Returning plunder, making reparations:

4 min read

Making WWII opportunists accountable

Stuart
Stuart Eizenstat led the administration’s efforts on Holocaust-related issues while serving in the Clinton administration. (Staff photo by Stephanie Mitchell)

Stuart Eizenstat calls it the greatest robbery in world history – the Nazis’ theft of money, valuables, artworks, and property from Jews, Catholics, and others during World War II.

For nearly 50 years the thieves and their accomplices avoided giving back what they had taken. Museums and galleries turned a blind eye to suspicious gaps in the ownership records of the items they acquired, and Swiss banks told the heirs of concentration camp victims whose bodies had been shoveled into mass graves that they could not release family funds without proper death certificates.

Eizenstat spoke at the ARCO Forum April 15 about his role in righting this monumental wrong. Eizenstat led the administration’s efforts on Holocaust-related issues while serving as U.S. ambassador to the European Union, undersecretary of commerce, undersecretary of state, and deputy secretary of the treasury during the Clinton administration.
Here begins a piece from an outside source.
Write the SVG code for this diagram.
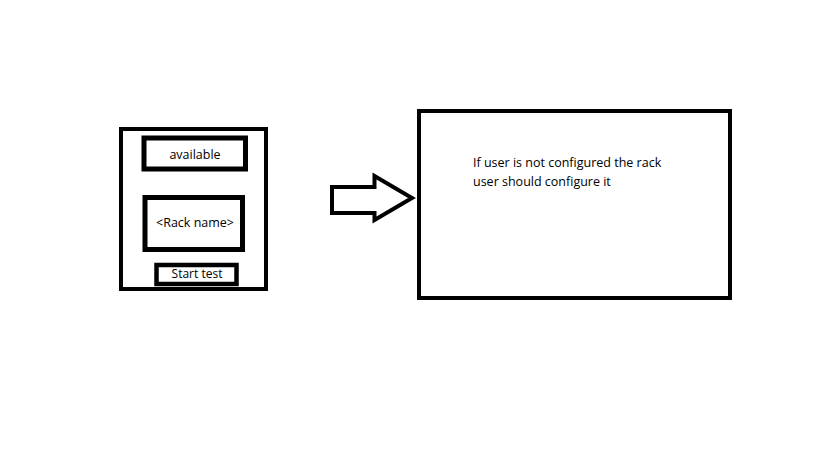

He has told the story of his six-year struggle on behalf of Nazi victims in a recent book, “Imperfect Justice: Looted Assets, Slave Labor, and the Unfinished Business of World War II” (PublicAffairs, 2003).

“This was the civil side of the Nuremberg trials,” he said, “the first time private companies were made civilly accountable for actions during wartime.”

Eizenstat’s investigations proved that the Swiss National Bank, once thought to be the safest and most secure institution of its kind in the world, helped to launder $5 billion in gold bullion stolen from banks in Nazi-occupied countries or recast from melted jewelry and dental fillings.

Eizenstat brokered deals with Swiss authorities to return more than 20,000 dormant bank accounts to depositors or their rightful heirs, securing an agreement to pay 10 times the face amount to account for accumulated interest. The same calculation was agreed upon for unpaid insurance policies.

Eizenstat also succeeded in returning several thousand pieces of religious property to the Jewish and Catholic communities from which they had been taken. Of the 600,000 artworks believed to have been stolen by the Nazis, Eizenstat succeeded in returning some, while many more are under investigation or have been posted on Web sites.

One of the most difficult issues was compensating victims of slave labor camps. Eizenstat and his colleagues created a new legal concept for dealing with mass injury cases which they call “rough justice.” Since the survivors of the Nazi labor camps are now mostly in their 80s, it seemed unreasonable to ask them to go through a lengthy process of documenting their experiences. A decision was therefore made to pay all claimants a standard compensation of $7,500 regardless of the length of time they had spent as slave laborers.

“They knew they weren’t getting a king’s ransom, but it was important to them that they also received apologies from the presidents of Germany and Austria and that someone was held responsible for their suffering.”

Eizenstat is well aware that his work on behalf of those plundered and victimized by the Nazis has implications for other groups, including American descendants of slaves. His commission made a decision that only the former slave laborers themselves and not their heirs would be able to recover damages, and he believes this precedent should be applied in the case of American slavery.

But while Eizenstat does not believe in reparations for the descendants of slaves, he does believe that the legacy of American slavery should be addressed, specifically by maintaining or expanding affirmative action programs, establishing a slavery education task force, and issuing a presidential apology for slavery.

Eizenstat said that going to school in Atlanta, he never learned much about the history of slavery in America.

Nor did he learn much about the Holocaust, despite growing up in a Jewish family. The issue of the Holocaust did not really come alive for him until he read about the Roosevelt administration’s failure to save Jewish refugees or to stop the slaughter of Jews in Europe.

Negotiating reparations for victims of the Nazis gave Eizenstat the chance to compensate for his youthful deficiencies, although he was careful never to let his emotions gain the upper hand.

“I had to isolate my own background and feelings, to take the emotion out of it and focus on getting the job done. But the tension is always present.”